Terence Crawford Knocks Out Errol Spence in One-Sided Bout
But in Round 2, a quick exchange of punches ended with a short right jab from Crawford that put an off-balance Spence to the canvas. The knockdown marked the first time either fighter had been dropped in his professional career but in the moment it seemed brief and inconsequential. Spence opened the next round on offense, as if to prove the punch had not damaged him.
As the fight wore on, however, Crawford’s superior timing and one-punch power had become apparent.
In Round 7, Spence gathered himself to throw a looping left. As the punch traveled toward Crawford’s head, Crawford fired a short, sharp right hook that dropped Spence a second time. Just before the bell, a double right hook knocked Spence off his feet again.

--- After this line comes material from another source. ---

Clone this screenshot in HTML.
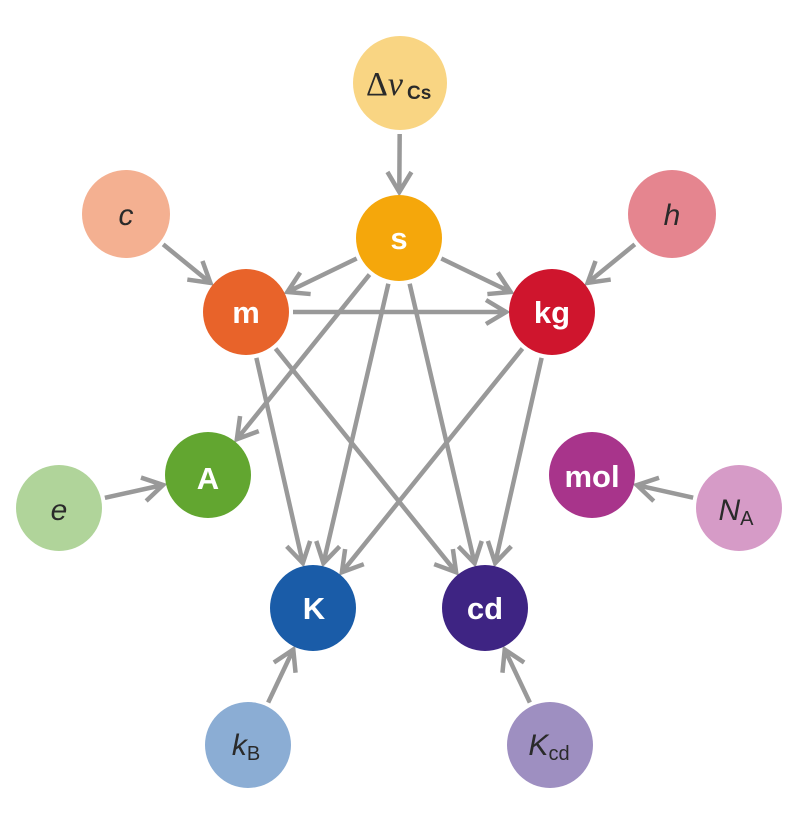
<!DOCTYPE html>
<html><head><meta charset="utf-8"><style>
html,body{margin:0;padding:0;background:#fff;}
svg{display:block;}
text{font-family:"Liberation Sans",sans-serif;}
</style></head><body>
<svg id="g" width="800" height="839" viewBox="0 0 800 839" xmlns="http://www.w3.org/2000/svg">
<g id="edges" stroke="#999" stroke-width="4.5" fill="none" stroke-linecap="butt"></g>
<g id="nodes"></g>
<g font-weight="bold" fill="#fff" font-size="31" text-anchor="middle">
<text x="399" y="249">s</text>
<text x="246" y="323">m</text>
<text x="552" y="323">kg</text>
<text x="208" y="489">A</text>
<text x="592" y="487">mol</text>
<text x="314" y="619">K</text>
<text x="485" y="619">cd</text>
</g>
<g fill="#2a2a2a" font-size="30" text-anchor="middle">
<text x="366" y="95" text-anchor="start" font-size="34"><tspan font-family="Liberation Serif,serif">Δ</tspan><tspan font-family="Liberation Serif,serif" font-style="italic">ν</tspan><tspan font-size="19" font-weight="bold" dy="4" dx="4">Cs</tspan></text>
<text x="126" y="225" font-style="italic">c</text>
<text x="672" y="225" font-style="italic">h</text>
<text x="59" y="520" font-style="italic">e</text>
<text x="736" y="520"><tspan font-style="italic">N</tspan><tspan font-size="20" dy="5">A</tspan></text>
<text x="246" y="755"><tspan font-style="italic">k</tspan><tspan font-size="20" dy="5">B</tspan></text>
<text x="549" y="755"><tspan font-style="italic">K</tspan><tspan font-size="20" dy="5">cd</tspan></text>
</g>
</svg>
<script>
var N={
dv:[400,83,47,"#f9d583"],s:[399,238,43,"#f5a70b"],c:[126,214,44,"#f4b091"],h:[672,214,44,"#e5858f"],
m:[246,312,43,"#e8632a"],kg:[552,312,43,"#cf152d"],A:[208,475,43,"#62a630"],e:[59,508,43,"#b0d49a"],
mol:[592,475,43,"#a8348b"],NA:[739,508,43,"#d69bc7"],K:[313,608,43,"#1a5ca8"],cd:[485,608,43,"#3e2483"],
kB:[248,745,43,"#8badd4"],Kcd:[550,745,43,"#9e8fc1"]};
var E=[["dv","s"],["c","m"],["h","kg"],["s","m"],["s","kg"],["m","kg"],["s","A"],["s","K"],["s","cd"],
["m","K"],["m","cd"],["kg","K"],["kg","cd"],["e","A"],["NA","mol"],["kB","K"],["Kcd","cd"]];
var ns="http://www.w3.org/2000/svg",eg=document.getElementById("edges"),ng=document.getElementById("nodes");
for(var k in N){var n=N[k],c=document.createElementNS(ns,"circle");c.setAttribute("cx",n[0]);c.setAttribute("cy",n[1]);c.setAttribute("r",n[2]);c.setAttribute("fill",n[3]);ng.appendChild(c);}
E.forEach(function(e){var a=N[e[0]],b=N[e[1]],dx=b[0]-a[0],dy=b[1]-a[1],L=Math.hypot(dx,dy),ux=dx/L,uy=dy/L;
var x1=a[0]+ux*(a[2]+4),y1=a[1]+uy*(a[2]+4),x2=b[0]-ux*(b[2]+3),y2=b[1]-uy*(b[2]+3);
var p=document.createElementNS(ns,"path"),h=20,w=12;
var bx=x2-ux*h,by=y2-uy*h;
p.setAttribute("d","M"+x1+" "+y1+"L"+(x2-ux*2)+" "+(y2-uy*2)+"M"+(bx-uy*w)+" "+(by+ux*w)+"L"+x2+" "+y2+"L"+(bx+uy*w)+" "+(by-ux*w));
eg.appendChild(p);});
</script>
</body></html>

A flurry of hard punches in Round 9 prompted the referee, Harvey Dock, to stop the fight.
For Crawford, the result was a lesson on the value of turning defense into offense.
“Our main focus was the jab,” he said. “Take away his best attribute and the rest is history.”

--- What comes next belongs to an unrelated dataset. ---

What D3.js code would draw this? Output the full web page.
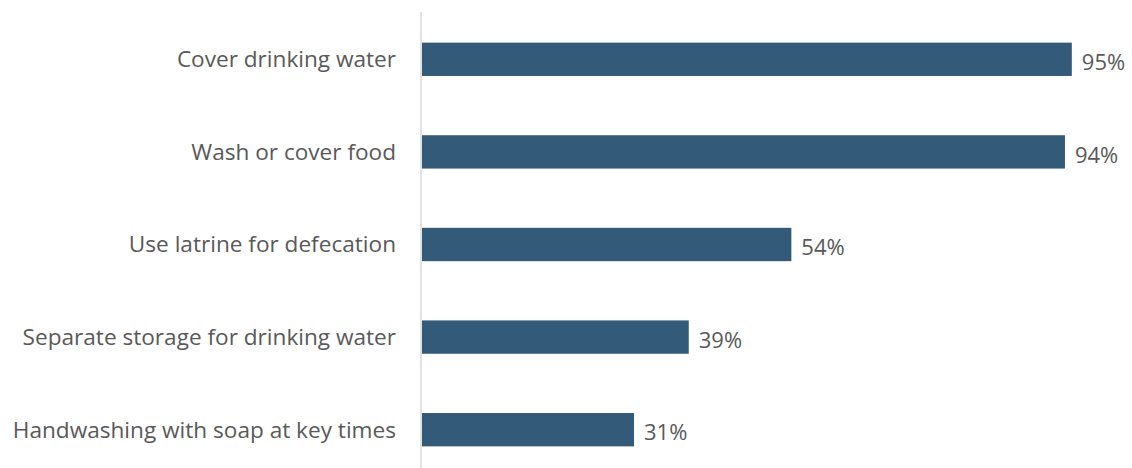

From here, another Spence-Crawford fight is possible, even after the one-sided result. A clause in the contract allows the loser to call for an immediate rematch. One or both fighters might also move up to the 154-pound junior middleweight class. Spence had hinted that the Crawford bout would be his last in the 147-pound welterweight division.
“We gotta do it again,” Spence, now 28-1, said in the ring after the fight. “I’ll be a lot better.”
If Crawford changes weight classes, the welterweight belts would likely become vacant, setting off a scramble for championships among contenders like Ugás, Cody Crowley, and Jaron Ennis, the standout contender from Philadelphia.